◆ **Task goal**: Each entry below is to be printed verbatim.

◆ **Excerpted records**:
--

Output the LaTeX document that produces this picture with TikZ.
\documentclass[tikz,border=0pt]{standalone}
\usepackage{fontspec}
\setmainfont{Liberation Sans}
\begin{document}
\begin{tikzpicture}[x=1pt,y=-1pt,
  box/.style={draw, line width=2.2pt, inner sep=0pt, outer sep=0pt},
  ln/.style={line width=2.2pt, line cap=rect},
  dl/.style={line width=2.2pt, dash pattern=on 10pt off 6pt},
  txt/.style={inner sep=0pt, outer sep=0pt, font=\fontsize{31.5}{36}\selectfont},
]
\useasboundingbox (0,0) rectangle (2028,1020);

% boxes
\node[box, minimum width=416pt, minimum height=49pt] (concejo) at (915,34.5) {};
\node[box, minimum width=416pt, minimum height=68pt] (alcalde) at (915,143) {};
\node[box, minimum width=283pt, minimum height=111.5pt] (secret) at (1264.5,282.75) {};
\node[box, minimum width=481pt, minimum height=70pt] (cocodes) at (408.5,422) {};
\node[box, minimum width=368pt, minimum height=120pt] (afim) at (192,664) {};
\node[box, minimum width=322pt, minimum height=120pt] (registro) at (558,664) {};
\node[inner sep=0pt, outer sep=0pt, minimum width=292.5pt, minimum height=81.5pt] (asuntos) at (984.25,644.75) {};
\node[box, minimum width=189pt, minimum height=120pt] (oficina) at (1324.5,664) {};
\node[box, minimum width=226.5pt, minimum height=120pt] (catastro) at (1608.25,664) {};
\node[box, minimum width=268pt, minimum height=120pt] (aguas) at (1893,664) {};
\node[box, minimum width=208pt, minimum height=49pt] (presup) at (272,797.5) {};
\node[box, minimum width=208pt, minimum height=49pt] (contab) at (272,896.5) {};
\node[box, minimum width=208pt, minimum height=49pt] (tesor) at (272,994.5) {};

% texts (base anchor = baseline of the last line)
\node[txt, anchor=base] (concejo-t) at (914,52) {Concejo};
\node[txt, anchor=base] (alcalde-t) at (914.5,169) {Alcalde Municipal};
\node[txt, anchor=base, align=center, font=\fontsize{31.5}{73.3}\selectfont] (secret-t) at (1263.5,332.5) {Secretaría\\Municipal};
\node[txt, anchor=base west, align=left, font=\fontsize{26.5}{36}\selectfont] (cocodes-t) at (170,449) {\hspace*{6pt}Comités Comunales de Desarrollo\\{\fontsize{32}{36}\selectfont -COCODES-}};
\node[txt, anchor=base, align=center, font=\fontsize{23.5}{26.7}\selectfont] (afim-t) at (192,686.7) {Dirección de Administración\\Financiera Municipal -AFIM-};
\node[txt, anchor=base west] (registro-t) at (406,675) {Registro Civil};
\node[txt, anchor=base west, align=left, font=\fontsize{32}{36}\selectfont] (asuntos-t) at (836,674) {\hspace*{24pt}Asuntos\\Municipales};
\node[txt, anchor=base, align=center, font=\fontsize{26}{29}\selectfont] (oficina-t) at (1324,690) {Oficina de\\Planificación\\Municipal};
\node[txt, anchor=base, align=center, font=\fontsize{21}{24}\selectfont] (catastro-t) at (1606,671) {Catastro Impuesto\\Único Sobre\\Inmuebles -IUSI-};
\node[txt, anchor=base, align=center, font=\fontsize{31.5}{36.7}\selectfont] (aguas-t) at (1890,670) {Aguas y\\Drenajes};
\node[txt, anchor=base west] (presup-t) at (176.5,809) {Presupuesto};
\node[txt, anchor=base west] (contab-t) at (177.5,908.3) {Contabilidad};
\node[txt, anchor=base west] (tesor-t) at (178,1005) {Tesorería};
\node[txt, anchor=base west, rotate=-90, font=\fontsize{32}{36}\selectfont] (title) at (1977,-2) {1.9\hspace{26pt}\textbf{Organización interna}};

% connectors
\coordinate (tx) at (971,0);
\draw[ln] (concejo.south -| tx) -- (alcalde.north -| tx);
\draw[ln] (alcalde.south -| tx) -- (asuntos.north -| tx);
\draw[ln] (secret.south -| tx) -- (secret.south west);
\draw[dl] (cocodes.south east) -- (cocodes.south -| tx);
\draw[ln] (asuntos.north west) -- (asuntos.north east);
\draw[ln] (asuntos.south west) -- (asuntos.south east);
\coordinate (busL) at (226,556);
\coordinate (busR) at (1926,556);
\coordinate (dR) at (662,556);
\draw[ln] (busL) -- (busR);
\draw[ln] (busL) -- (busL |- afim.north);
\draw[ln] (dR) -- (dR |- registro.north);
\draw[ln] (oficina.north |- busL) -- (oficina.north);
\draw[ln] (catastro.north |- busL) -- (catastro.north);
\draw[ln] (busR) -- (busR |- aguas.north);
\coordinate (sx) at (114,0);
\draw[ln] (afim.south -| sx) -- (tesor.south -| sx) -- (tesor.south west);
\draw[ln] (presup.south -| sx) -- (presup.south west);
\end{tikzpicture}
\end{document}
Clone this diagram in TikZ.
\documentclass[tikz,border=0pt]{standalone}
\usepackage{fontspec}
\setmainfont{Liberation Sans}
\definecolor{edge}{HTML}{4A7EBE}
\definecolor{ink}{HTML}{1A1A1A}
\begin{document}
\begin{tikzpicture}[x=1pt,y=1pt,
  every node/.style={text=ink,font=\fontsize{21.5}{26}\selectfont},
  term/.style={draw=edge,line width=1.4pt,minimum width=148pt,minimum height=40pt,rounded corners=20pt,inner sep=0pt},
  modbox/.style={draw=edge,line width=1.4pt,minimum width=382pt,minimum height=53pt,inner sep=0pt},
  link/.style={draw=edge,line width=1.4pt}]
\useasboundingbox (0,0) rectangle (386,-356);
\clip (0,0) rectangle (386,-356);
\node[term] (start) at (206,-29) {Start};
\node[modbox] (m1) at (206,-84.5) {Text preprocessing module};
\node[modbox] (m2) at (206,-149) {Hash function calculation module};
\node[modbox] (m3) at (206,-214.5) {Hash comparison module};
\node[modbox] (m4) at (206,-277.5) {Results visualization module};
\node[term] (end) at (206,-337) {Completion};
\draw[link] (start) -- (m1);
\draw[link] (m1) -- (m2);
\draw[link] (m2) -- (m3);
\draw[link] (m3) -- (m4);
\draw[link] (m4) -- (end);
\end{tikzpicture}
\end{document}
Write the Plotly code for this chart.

--

◆ **Solution to the exercise**:
Output the LaTeX document that produces this picture with TikZ.
\documentclass[tikz,border=0pt]{standalone}
\usepackage{fontspec}
\setmainfont{Liberation Sans}
\begin{document}
\begin{tikzpicture}[x=1pt,y=-1pt,
  box/.style={draw, line width=2.2pt, inner sep=0pt, outer sep=0pt},
  ln/.style={line width=2.2pt, line cap=rect},
  dl/.style={line width=2.2pt, dash pattern=on 10pt off 6pt},
  txt/.style={inner sep=0pt, outer sep=0pt, font=\fontsize{31.5}{36}\selectfont},
]
\useasboundingbox (0,0) rectangle (2028,1020);

% boxes
\node[box, minimum width=416pt, minimum height=49pt] (concejo) at (915,34.5) {};
\node[box, minimum width=416pt, minimum height=68pt] (alcalde) at (915,143) {};
\node[box, minimum width=283pt, minimum height=111.5pt] (secret) at (1264.5,282.75) {};
\node[box, minimum width=481pt, minimum height=70pt] (cocodes) at (408.5,422) {};
\node[box, minimum width=368pt, minimum height=120pt] (afim) at (192,664) {};
\node[box, minimum width=322pt, minimum height=120pt] (registro) at (558,664) {};
\node[inner sep=0pt, outer sep=0pt, minimum width=292.5pt, minimum height=81.5pt] (asuntos) at (984.25,644.75) {};
\node[box, minimum width=189pt, minimum height=120pt] (oficina) at (1324.5,664) {};
\node[box, minimum width=226.5pt, minimum height=120pt] (catastro) at (1608.25,664) {};
\node[box, minimum width=268pt, minimum height=120pt] (aguas) at (1893,664) {};
\node[box, minimum width=208pt, minimum height=49pt] (presup) at (272,797.5) {};
\node[box, minimum width=208pt, minimum height=49pt] (contab) at (272,896.5) {};
\node[box, minimum width=208pt, minimum height=49pt] (tesor) at (272,994.5) {};

% texts (base anchor = baseline of the last line)
\node[txt, anchor=base] (concejo-t) at (914,52) {Concejo};
\node[txt, anchor=base] (alcalde-t) at (914.5,169) {Alcalde Municipal};
\node[txt, anchor=base, align=center, font=\fontsize{31.5}{73.3}\selectfont] (secret-t) at (1263.5,332.5) {Secretaría\\Municipal};
\node[txt, anchor=base west, align=left, font=\fontsize{26.5}{36}\selectfont] (cocodes-t) at (170,449) {\hspace*{6pt}Comités Comunales de Desarrollo\\{\fontsize{32}{36}\selectfont -COCODES-}};
\node[txt, anchor=base, align=center, font=\fontsize{23.5}{26.7}\selectfont] (afim-t) at (192,686.7) {Dirección de Administración\\Financiera Municipal -AFIM-};
\node[txt, anchor=base west] (registro-t) at (406,675) {Registro Civil};
\node[txt, anchor=base west, align=left, font=\fontsize{32}{36}\selectfont] (asuntos-t) at (836,674) {\hspace*{24pt}Asuntos\\Municipales};
\node[txt, anchor=base, align=center, font=\fontsize{26}{29}\selectfont] (oficina-t) at (1324,690) {Oficina de\\Planificación\\Municipal};
\node[txt, anchor=base, align=center, font=\fontsize{21}{24}\selectfont] (catastro-t) at (1606,671) {Catastro Impuesto\\Único Sobre\\Inmuebles -IUSI-};
\node[txt, anchor=base, align=center, font=\fontsize{31.5}{36.7}\selectfont] (aguas-t) at (1890,670) {Aguas y\\Drenajes};
\node[txt, anchor=base west] (presup-t) at (176.5,809) {Presupuesto};
\node[txt, anchor=base west] (contab-t) at (177.5,908.3) {Contabilidad};
\node[txt, anchor=base west] (tesor-t) at (178,1005) {Tesorería};
\node[txt, anchor=base west, rotate=-90, font=\fontsize{32}{36}\selectfont] (title) at (1977,-2) {1.9\hspace{26pt}\textbf{Organización interna}};

% connectors
\coordinate (tx) at (971,0);
\draw[ln] (concejo.south -| tx) -- (alcalde.north -| tx);
\draw[ln] (alcalde.south -| tx) -- (asuntos.north -| tx);
\draw[ln] (secret.south -| tx) -- (secret.south west);
\draw[dl] (cocodes.south east) -- (cocodes.south -| tx);
\draw[ln] (asuntos.north west) -- (asuntos.north east);
\draw[ln] (asuntos.south west) -- (asuntos.south east);
\coordinate (busL) at (226,556);
\coordinate (busR) at (1926,556);
\coordinate (dR) at (662,556);
\draw[ln] (busL) -- (busR);
\draw[ln] (busL) -- (busL |- afim.north);
\draw[ln] (dR) -- (dR |- registro.north);
\draw[ln] (oficina.north |- busL) -- (oficina.north);
\draw[ln] (catastro.north |- busL) -- (catastro.north);
\draw[ln] (busR) -- (busR |- aguas.north);
\coordinate (sx) at (114,0);
\draw[ln] (afim.south -| sx) -- (tesor.south -| sx) -- (tesor.south west);
\draw[ln] (presup.south -| sx) -- (presup.south west);
\end{tikzpicture}
\end{document}
Clone this diagram in TikZ.
\documentclass[tikz,border=0pt]{standalone}
\usepackage{fontspec}
\setmainfont{Liberation Sans}
\definecolor{edge}{HTML}{4A7EBE}
\definecolor{ink}{HTML}{1A1A1A}
\begin{document}
\begin{tikzpicture}[x=1pt,y=1pt,
  every node/.style={text=ink,font=\fontsize{21.5}{26}\selectfont},
  term/.style={draw=edge,line width=1.4pt,minimum width=148pt,minimum height=40pt,rounded corners=20pt,inner sep=0pt},
  modbox/.style={draw=edge,line width=1.4pt,minimum width=382pt,minimum height=53pt,inner sep=0pt},
  link/.style={draw=edge,line width=1.4pt}]
\useasboundingbox (0,0) rectangle (386,-356);
\clip (0,0) rectangle (386,-356);
\node[term] (start) at (206,-29) {Start};
\node[modbox] (m1) at (206,-84.5) {Text preprocessing module};
\node[modbox] (m2) at (206,-149) {Hash function calculation module};
\node[modbox] (m3) at (206,-214.5) {Hash comparison module};
\node[modbox] (m4) at (206,-277.5) {Results visualization module};
\node[term] (end) at (206,-337) {Completion};
\draw[link] (start) -- (m1);
\draw[link] (m1) -- (m2);
\draw[link] (m2) -- (m3);
\draw[link] (m3) -- (m4);
\draw[link] (m4) -- (end);
\end{tikzpicture}
\end{document}
Write the Plotly code for this chart.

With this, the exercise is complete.